◆ Set task
Give the data below again exactly as written, without its pictures.

◆ Supplied data
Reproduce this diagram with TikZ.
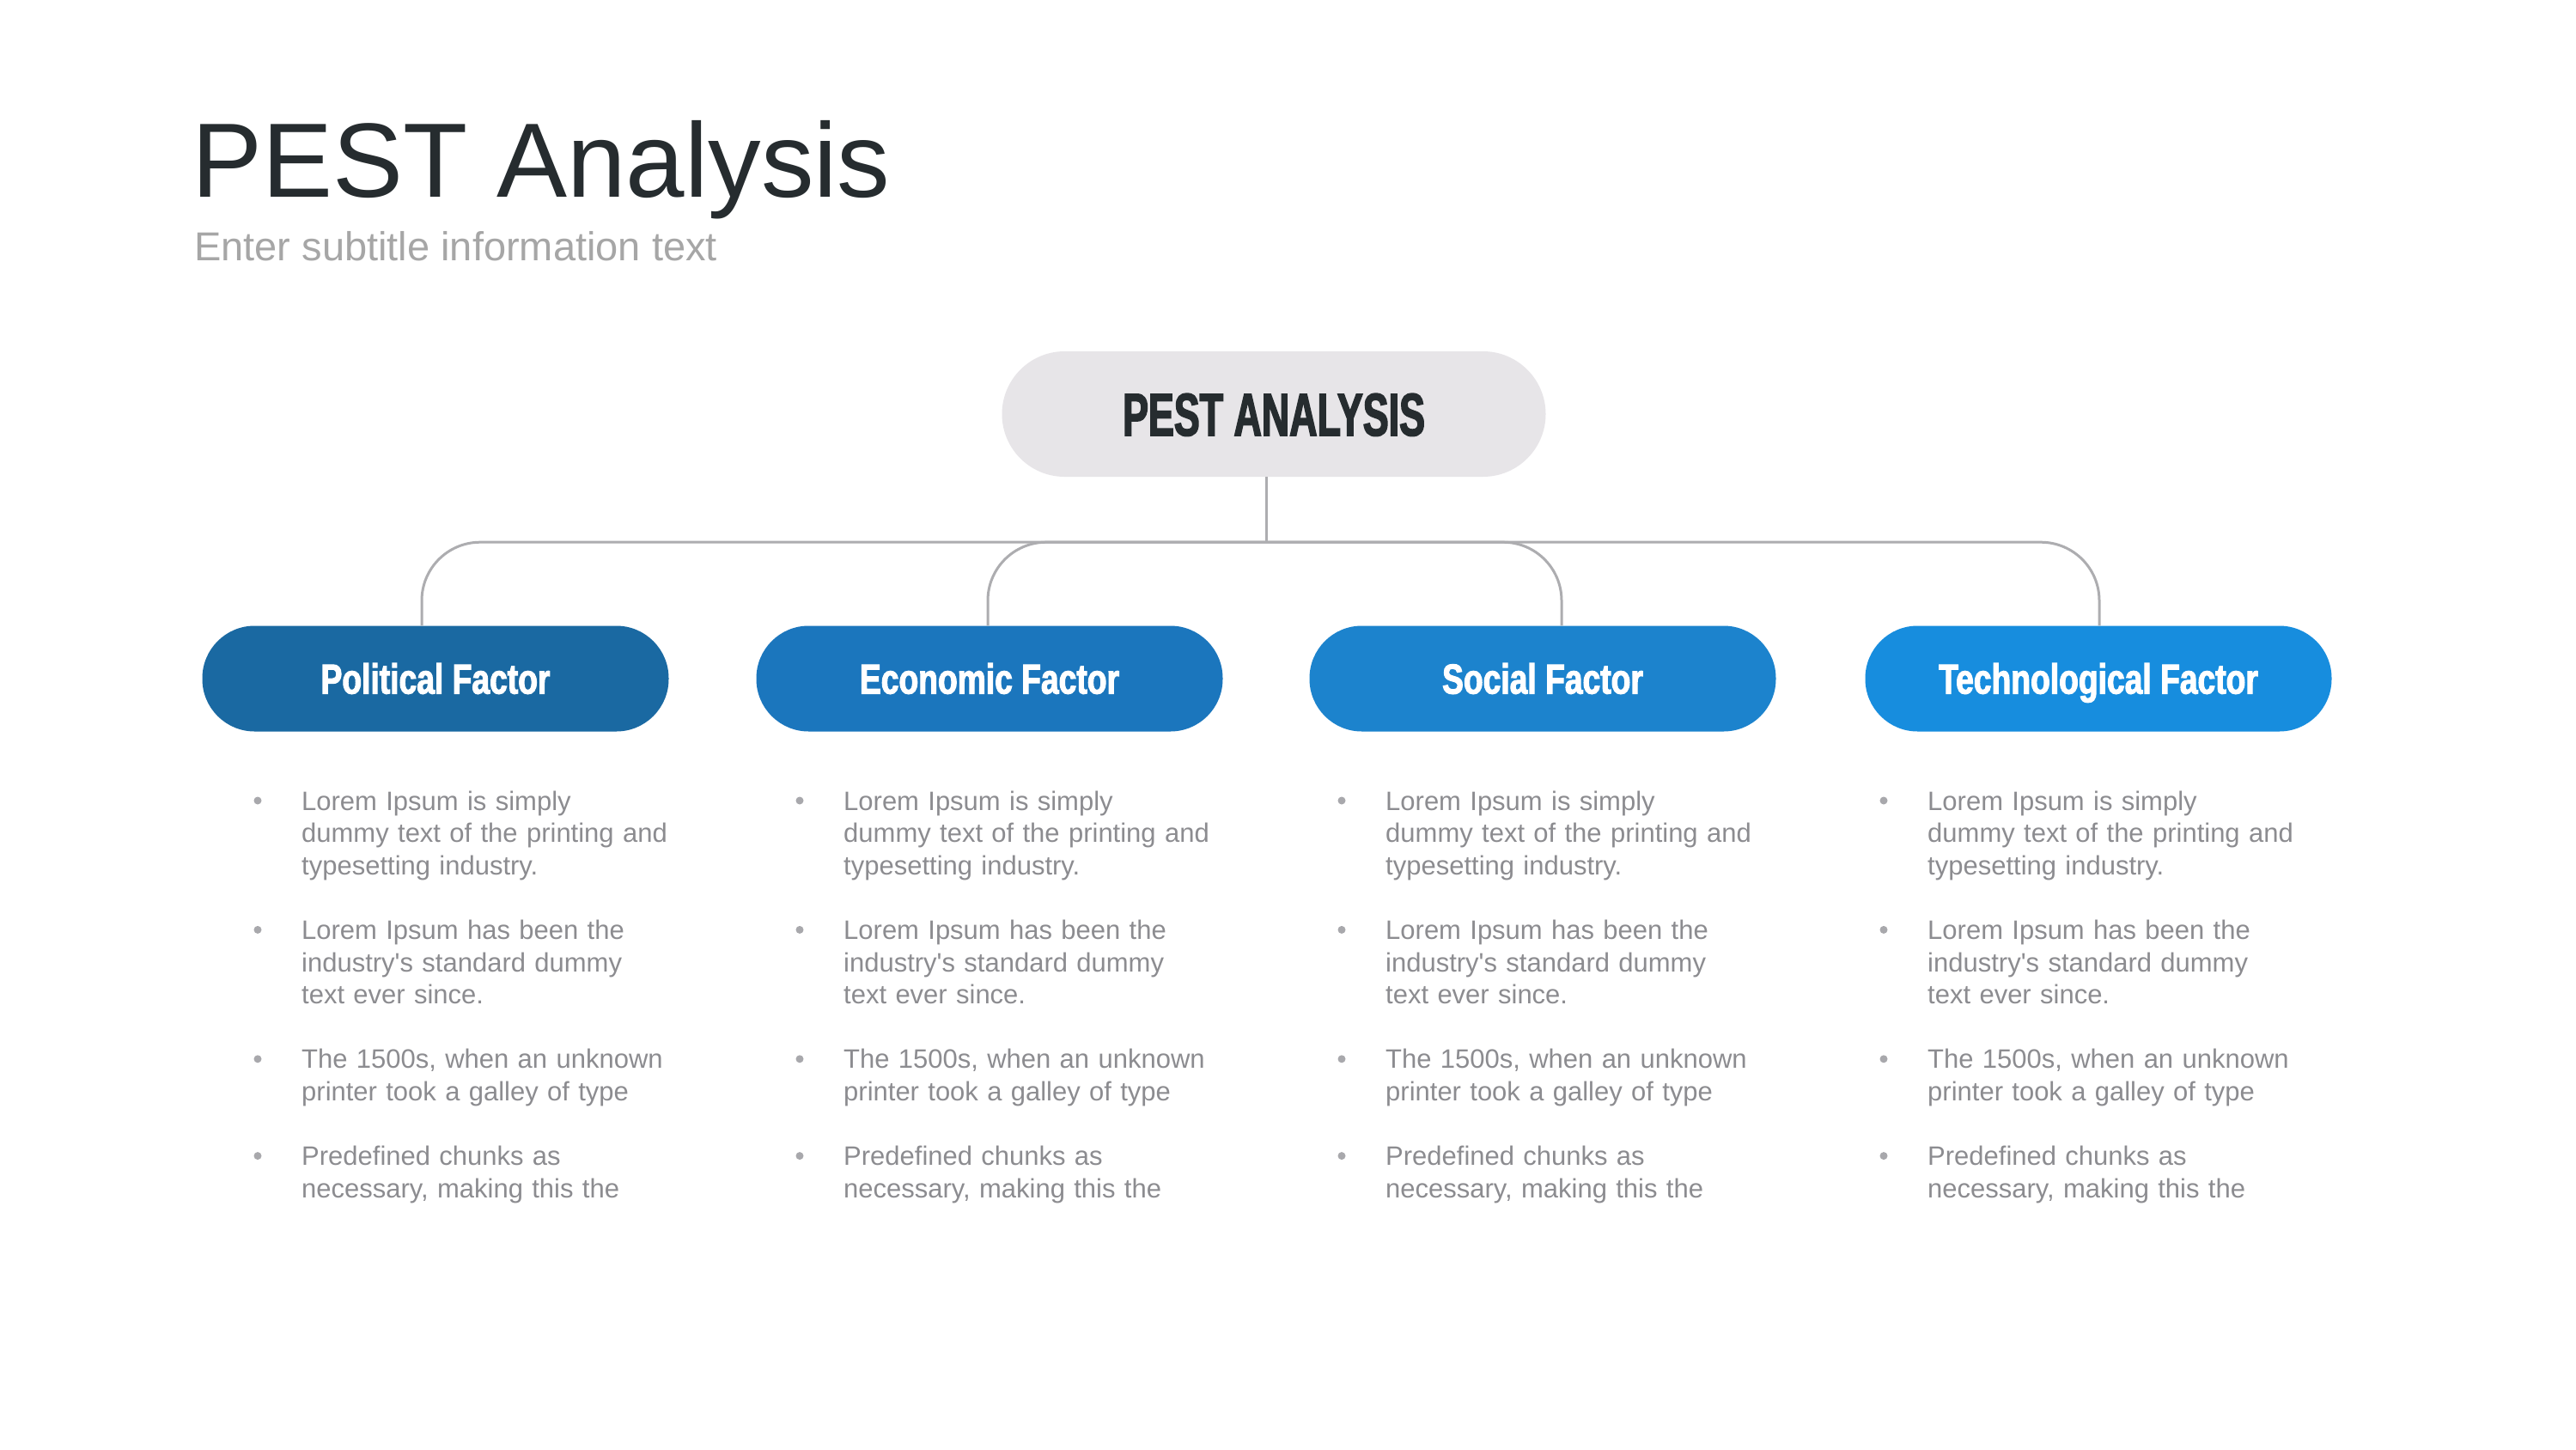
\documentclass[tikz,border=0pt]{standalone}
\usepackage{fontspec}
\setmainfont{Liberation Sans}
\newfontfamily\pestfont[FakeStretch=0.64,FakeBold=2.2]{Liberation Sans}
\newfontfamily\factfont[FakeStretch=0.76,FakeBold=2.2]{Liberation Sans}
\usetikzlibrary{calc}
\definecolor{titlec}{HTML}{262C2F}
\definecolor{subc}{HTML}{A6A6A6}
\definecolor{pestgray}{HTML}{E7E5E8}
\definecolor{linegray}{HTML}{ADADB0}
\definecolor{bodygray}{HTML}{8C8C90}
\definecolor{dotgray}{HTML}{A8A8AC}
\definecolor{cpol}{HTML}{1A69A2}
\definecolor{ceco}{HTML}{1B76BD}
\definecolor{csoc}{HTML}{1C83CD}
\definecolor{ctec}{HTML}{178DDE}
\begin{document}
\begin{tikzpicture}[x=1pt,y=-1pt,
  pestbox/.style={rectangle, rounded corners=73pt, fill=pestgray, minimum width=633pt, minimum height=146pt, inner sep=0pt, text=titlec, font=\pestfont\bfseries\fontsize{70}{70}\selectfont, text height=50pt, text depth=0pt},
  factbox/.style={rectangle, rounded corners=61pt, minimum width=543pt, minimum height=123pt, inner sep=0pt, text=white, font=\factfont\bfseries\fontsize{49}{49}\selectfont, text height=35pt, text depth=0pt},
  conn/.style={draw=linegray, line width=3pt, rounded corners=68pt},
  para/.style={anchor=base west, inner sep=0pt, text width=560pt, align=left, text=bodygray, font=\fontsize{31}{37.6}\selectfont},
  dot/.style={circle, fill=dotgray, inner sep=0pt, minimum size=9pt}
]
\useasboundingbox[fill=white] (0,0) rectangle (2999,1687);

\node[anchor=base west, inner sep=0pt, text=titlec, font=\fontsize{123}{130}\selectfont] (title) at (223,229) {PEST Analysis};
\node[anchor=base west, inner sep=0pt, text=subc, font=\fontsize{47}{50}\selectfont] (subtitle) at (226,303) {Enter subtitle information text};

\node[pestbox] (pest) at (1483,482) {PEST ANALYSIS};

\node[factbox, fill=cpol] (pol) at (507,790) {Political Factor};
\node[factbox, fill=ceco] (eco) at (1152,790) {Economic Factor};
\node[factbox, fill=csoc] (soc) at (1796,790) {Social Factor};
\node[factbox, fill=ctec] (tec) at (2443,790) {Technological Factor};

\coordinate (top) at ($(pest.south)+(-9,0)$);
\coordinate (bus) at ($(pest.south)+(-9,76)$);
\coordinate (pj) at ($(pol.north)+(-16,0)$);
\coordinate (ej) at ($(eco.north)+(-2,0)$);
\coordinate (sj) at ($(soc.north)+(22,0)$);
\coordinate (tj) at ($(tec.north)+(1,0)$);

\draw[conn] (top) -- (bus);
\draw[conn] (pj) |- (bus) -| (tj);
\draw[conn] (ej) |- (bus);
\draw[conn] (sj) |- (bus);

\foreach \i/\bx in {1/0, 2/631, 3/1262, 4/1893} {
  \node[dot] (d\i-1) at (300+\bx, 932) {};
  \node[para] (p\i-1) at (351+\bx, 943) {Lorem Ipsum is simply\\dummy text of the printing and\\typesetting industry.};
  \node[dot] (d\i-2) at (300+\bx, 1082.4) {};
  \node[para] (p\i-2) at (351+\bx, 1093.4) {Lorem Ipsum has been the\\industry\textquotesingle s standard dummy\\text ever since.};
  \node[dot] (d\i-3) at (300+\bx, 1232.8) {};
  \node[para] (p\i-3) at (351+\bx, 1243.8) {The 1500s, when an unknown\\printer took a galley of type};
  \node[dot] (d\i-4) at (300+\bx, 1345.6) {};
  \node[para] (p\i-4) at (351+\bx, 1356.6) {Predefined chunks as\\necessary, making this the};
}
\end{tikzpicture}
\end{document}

◆ Answer to the task
Reproduce this diagram with TikZ.
\documentclass[tikz,border=0pt]{standalone}
\usepackage{fontspec}
\setmainfont{Liberation Sans}
\newfontfamily\pestfont[FakeStretch=0.64,FakeBold=2.2]{Liberation Sans}
\newfontfamily\factfont[FakeStretch=0.76,FakeBold=2.2]{Liberation Sans}
\usetikzlibrary{calc}
\definecolor{titlec}{HTML}{262C2F}
\definecolor{subc}{HTML}{A6A6A6}
\definecolor{pestgray}{HTML}{E7E5E8}
\definecolor{linegray}{HTML}{ADADB0}
\definecolor{bodygray}{HTML}{8C8C90}
\definecolor{dotgray}{HTML}{A8A8AC}
\definecolor{cpol}{HTML}{1A69A2}
\definecolor{ceco}{HTML}{1B76BD}
\definecolor{csoc}{HTML}{1C83CD}
\definecolor{ctec}{HTML}{178DDE}
\begin{document}
\begin{tikzpicture}[x=1pt,y=-1pt,
  pestbox/.style={rectangle, rounded corners=73pt, fill=pestgray, minimum width=633pt, minimum height=146pt, inner sep=0pt, text=titlec, font=\pestfont\bfseries\fontsize{70}{70}\selectfont, text height=50pt, text depth=0pt},
  factbox/.style={rectangle, rounded corners=61pt, minimum width=543pt, minimum height=123pt, inner sep=0pt, text=white, font=\factfont\bfseries\fontsize{49}{49}\selectfont, text height=35pt, text depth=0pt},
  conn/.style={draw=linegray, line width=3pt, rounded corners=68pt},
  para/.style={anchor=base west, inner sep=0pt, text width=560pt, align=left, text=bodygray, font=\fontsize{31}{37.6}\selectfont},
  dot/.style={circle, fill=dotgray, inner sep=0pt, minimum size=9pt}
]
\useasboundingbox[fill=white] (0,0) rectangle (2999,1687);

\node[anchor=base west, inner sep=0pt, text=titlec, font=\fontsize{123}{130}\selectfont] (title) at (223,229) {PEST Analysis};
\node[anchor=base west, inner sep=0pt, text=subc, font=\fontsize{47}{50}\selectfont] (subtitle) at (226,303) {Enter subtitle information text};

\node[pestbox] (pest) at (1483,482) {PEST ANALYSIS};

\node[factbox, fill=cpol] (pol) at (507,790) {Political Factor};
\node[factbox, fill=ceco] (eco) at (1152,790) {Economic Factor};
\node[factbox, fill=csoc] (soc) at (1796,790) {Social Factor};
\node[factbox, fill=ctec] (tec) at (2443,790) {Technological Factor};

\coordinate (top) at ($(pest.south)+(-9,0)$);
\coordinate (bus) at ($(pest.south)+(-9,76)$);
\coordinate (pj) at ($(pol.north)+(-16,0)$);
\coordinate (ej) at ($(eco.north)+(-2,0)$);
\coordinate (sj) at ($(soc.north)+(22,0)$);
\coordinate (tj) at ($(tec.north)+(1,0)$);

\draw[conn] (top) -- (bus);
\draw[conn] (pj) |- (bus) -| (tj);
\draw[conn] (ej) |- (bus);
\draw[conn] (sj) |- (bus);

\foreach \i/\bx in {1/0, 2/631, 3/1262, 4/1893} {
  \node[dot] (d\i-1) at (300+\bx, 932) {};
  \node[para] (p\i-1) at (351+\bx, 943) {Lorem Ipsum is simply\\dummy text of the printing and\\typesetting industry.};
  \node[dot] (d\i-2) at (300+\bx, 1082.4) {};
  \node[para] (p\i-2) at (351+\bx, 1093.4) {Lorem Ipsum has been the\\industry\textquotesingle s standard dummy\\text ever since.};
  \node[dot] (d\i-3) at (300+\bx, 1232.8) {};
  \node[para] (p\i-3) at (351+\bx, 1243.8) {The 1500s, when an unknown\\printer took a galley of type};
  \node[dot] (d\i-4) at (300+\bx, 1345.6) {};
  \node[para] (p\i-4) at (351+\bx, 1356.6) {Predefined chunks as\\necessary, making this the};
}
\end{tikzpicture}
\end{document}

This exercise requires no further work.